SB> We've run into issues like this before, notably with Maori where
SB> text is often written with or without accents on certain
SB> characters. Michael is quite correct in all he says, mg and mg++
SB> treat words containing different characters as different words,
SB> the only exception being for case folding.
[...]

SB> The "right" way to solve the problem is no doubt to implement some
SB> general solution that works in the same way as case folding
SB> currently does. Unicode does have some support for doing that kind
SB> of thing I think but I don't know much about it.

The "right" way is more general, I think. Expose the normalization of
the metadata to the person doing the configuration, possibly at the
level of lexing and parsing.

Implementation would be via an embeddable language, such as Tcl.
Configuration statements would be implemented as Tcl procs. There
would be a statment to let the user define a custom normalization
proc. Effectively, the configuration file would just be written in
Tcl, using calls to your special procs. Similar things can be
done with most languages these days.

A default normalizer could be specified, but it could be overridden on
a per-index basis. This is similar to overriding the default
classifier displays on a per-index basis using format strings.
Certainly I'd want to normalized date metadata differently from title
metadata.

Once you have an embeddable language available in the config file, you
could use it to replace the format strings and maybe use it in the
macro files.
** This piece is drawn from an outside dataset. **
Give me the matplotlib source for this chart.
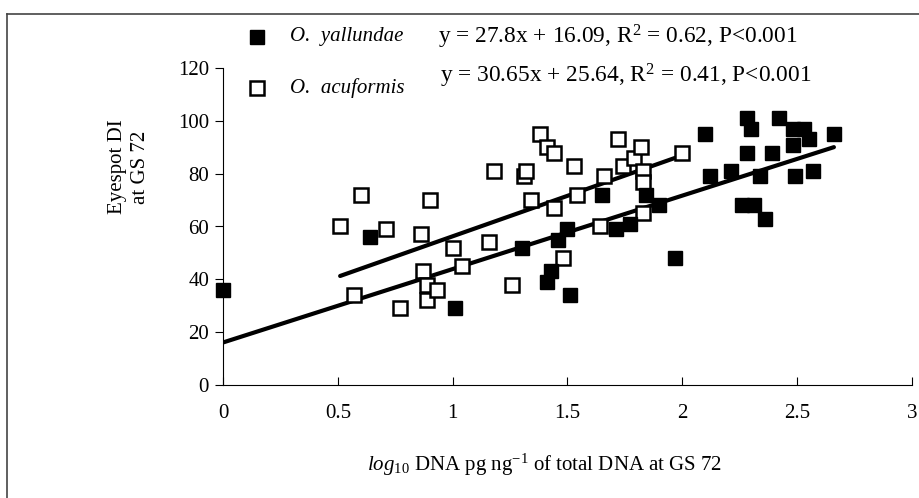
import matplotlib
matplotlib.use("Agg")
import matplotlib.pyplot as plt
from matplotlib.lines import Line2D

plt.rcParams['font.family'] = 'Liberation Serif'
plt.rcParams['mathtext.fontset'] = 'custom'
plt.rcParams['mathtext.rm'] = 'Liberation Serif'
plt.rcParams['mathtext.it'] = 'Liberation Serif:italic'

# O. yallundae (filled squares)
yal_x = [0.00, 0.64, 1.01, 1.30, 1.41, 1.43, 1.46, 1.50, 1.51, 1.65, 1.71, 1.77,
         1.84, 1.90, 1.97, 2.10, 2.12, 2.21, 2.26, 2.28, 2.28, 2.30, 2.31, 2.34,
         2.36, 2.39, 2.42, 2.48, 2.48, 2.49, 2.53, 2.55, 2.57, 2.66]
yal_y = [36, 56, 29, 52, 39, 43, 55, 59, 34, 72, 59, 61,
         72, 68, 48, 95, 79, 81, 68, 88, 101, 97, 68, 79,
         63, 88, 101, 97, 91, 79, 97, 93, 81, 95]

# O. acuformis (open squares)
acu_x = [0.51, 0.57, 0.60, 0.71, 0.77, 0.86, 0.87, 0.89, 0.89, 0.90, 0.93, 1.00,
         1.04, 1.16, 1.18, 1.26, 1.31, 1.32, 1.34, 1.38, 1.41, 1.44, 1.44, 1.48,
         1.53, 1.54, 1.64, 1.66, 1.72, 1.74, 1.79, 1.82, 1.83, 1.83, 1.83, 2.00]
acu_y = [60, 34, 72, 59, 29, 57, 43, 38, 32, 70, 36, 52,
         45, 54, 81, 38, 79, 81, 70, 95, 90, 88, 67, 48,
         83, 72, 60, 79, 93, 83, 86, 90, 81, 65, 77, 88]

# regression lines: slope, intercept
yal_fit = (27.8, 16.09)
acu_fit = (30.65, 25.64)

yal_eq = "y = 27.8x + 16.09, R$^2$ = 0.62, P<0.001"
acu_eq = "y = 30.65x + 25.64, R$^2$ = 0.41, P<0.001"

fig = plt.figure(figsize=(9.2, 4.98), dpi=100)
ax = fig.add_axes([223 / 920, 1 - 385 / 498, 689 / 920, 317 / 498])

ax.plot(acu_x, acu_y, 's', ms=9.5, mfc='white', mec='black', mew=1.8, ls='none',
        zorder=3, clip_on=False)
ax.plot(yal_x, yal_y, 's', ms=9.5, mfc='black', mec='black', ls='none',
        zorder=3, clip_on=False)

for xs, (m, b) in [(yal_x, yal_fit), (acu_x, acu_fit)]:
    x0, x1 = min(xs), max(xs)
    ax.plot([x0, x1], [m * x0 + b, m * x1 + b], color='black', lw=3, zorder=2,
            solid_capstyle='round')

ax.set_xlim(0, 3)
ax.set_ylim(0, 120)
ax.set_xticks([0, 0.5, 1, 1.5, 2, 2.5, 3])
ax.set_xticklabels(['0', '0.5', '1', '1.5', '2', '2.5', '3'])
ax.set_yticks(range(0, 121, 20))
ax.tick_params(axis='x', direction='in', length=6, labelsize=15, pad=14)
ax.tick_params(axis='y', direction='out', length=6, labelsize=15, pad=4)
for s in ['top', 'right']:
    ax.spines[s].set_visible(False)

ax.set_xlabel(r"$\it{log}$$_{10}$ DNA pg ng$^{-1}$ of total DNA at GS 72", fontsize=15)
ax.xaxis.set_label_coords(0.467, -0.21)
ax.set_ylabel("Eyespot DI\nat GS 72", fontsize=15, linespacing=1.3)
ax.yaxis.set_label_coords(-0.106, 0.688)

# legend rows
ax.plot([0.049], [1.098], 's', ms=9.5, mfc='black', mec='black',
        transform=ax.transAxes, clip_on=False)
ax.plot([0.049], [0.937], 's', ms=9.5, mfc='white', mec='black', mew=1.8,
        transform=ax.transAxes, clip_on=False)
fig.text(290 / 920, 1 - 37 / 498, "O.  yallundae", style='italic', fontsize=15, va='center')
fig.text(438 / 920, 1 - 37 / 498, yal_eq, fontsize=16.8, va='center')
fig.text(290 / 920, 1 - 88 / 498, "O.  acuformis", style='italic', fontsize=15, va='center')
fig.text(440 / 920, 1 - 76 / 498, acu_eq, fontsize=16.8, va='center')

# outer frame
fig.add_artist(Line2D([7 / 920, 7 / 920], [0, 1 - 14 / 498], color='#444444', lw=1.2))
fig.add_artist(Line2D([7 / 920, 1], [1 - 14 / 498, 1 - 14 / 498], color='#444444', lw=1.2))

fig.savefig("out.png", dpi=100)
As of 2.40, Greeenstone maintainers have to maintain two
custom languages: the format strings and the macro language. Replace
those with an embeddable language and you get some real benefits:

1. You are no longer in the language development business.
2. The configurer has a full-featured language to work with.
3. There are already books describing the that language.
4. Since the config language is no longer particular to Greeenstone,
the person learning it has some hope of reusing in elsewhere.

We have an in-house database that takes this approach, and it has been
quite successful for internal projects. It exposes the lexing and the
parsing of the data to the user. Very powerful abstraction.

Tod A. Olson <tod@uchicago.edu> "How do you know I'm mad?" said Alice.
Sr. Programmer / Analyst "If you weren't mad, you wouldn't have
The University of Chicago Library come here," said the Cat.